What’s a fish with no eyes? fshhhhers island


Mid-1980s, exclusive club on the North Shore of Chicago. The second hole forecaddy spot, about midway down the fairway, was also about 50 yards from the 11th hole, which happened to be having its pond dredged. Instead of tossing the muck, however, the club was piling it into mounds for future berms. One of the largest dredge piles was but 10 yards from the aforementioned forecaddy spot. Unbearable smell in the summer heat. Anyway, because of recent heavy rains the caddies were told to stay the hell off the mounds because sinking was a real danger. Not sure if the members were given the same warning but you’d figure mature adults would just assume this. Looper carrying the trunk of a very old man (and notorious pain in the ass) watches said golfer drop a shot atop the mound of gunk.
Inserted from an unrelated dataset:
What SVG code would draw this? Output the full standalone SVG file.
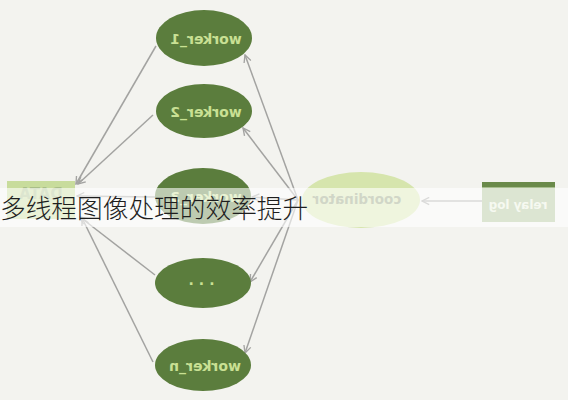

Golfer asks the caddy to retrieve the ball. Caddy explains he’s been told by management to stay off the thing. Old Man won’t hear of it because, heck, that’s a 50-cent Pinnacle up there. Climbs up the mound himself and, not 10 feet in, sinks to his waist into the goo. Caddy is dispatched to rescue the old man. He too sinks to his waist. Another caddy in the group is sent back to the cart barn to raise the alarm. Caddymaster, rack-room staff and the starter drive out to the hole armed with a rope. They toss the rope to the old man, have him loop it around his chest and spend the next 5 minutes tugging him free. (For a visual, check out this scene from “Raising Arizona”: The old man finally reaches the grass and lays down huffing and puffing. It’s then we realize he’s no longer wearing shoes or pants. Apparently the mud’s suction was so great, they remained behind. Caddy was eventually freed, too, but that was a much lower priority.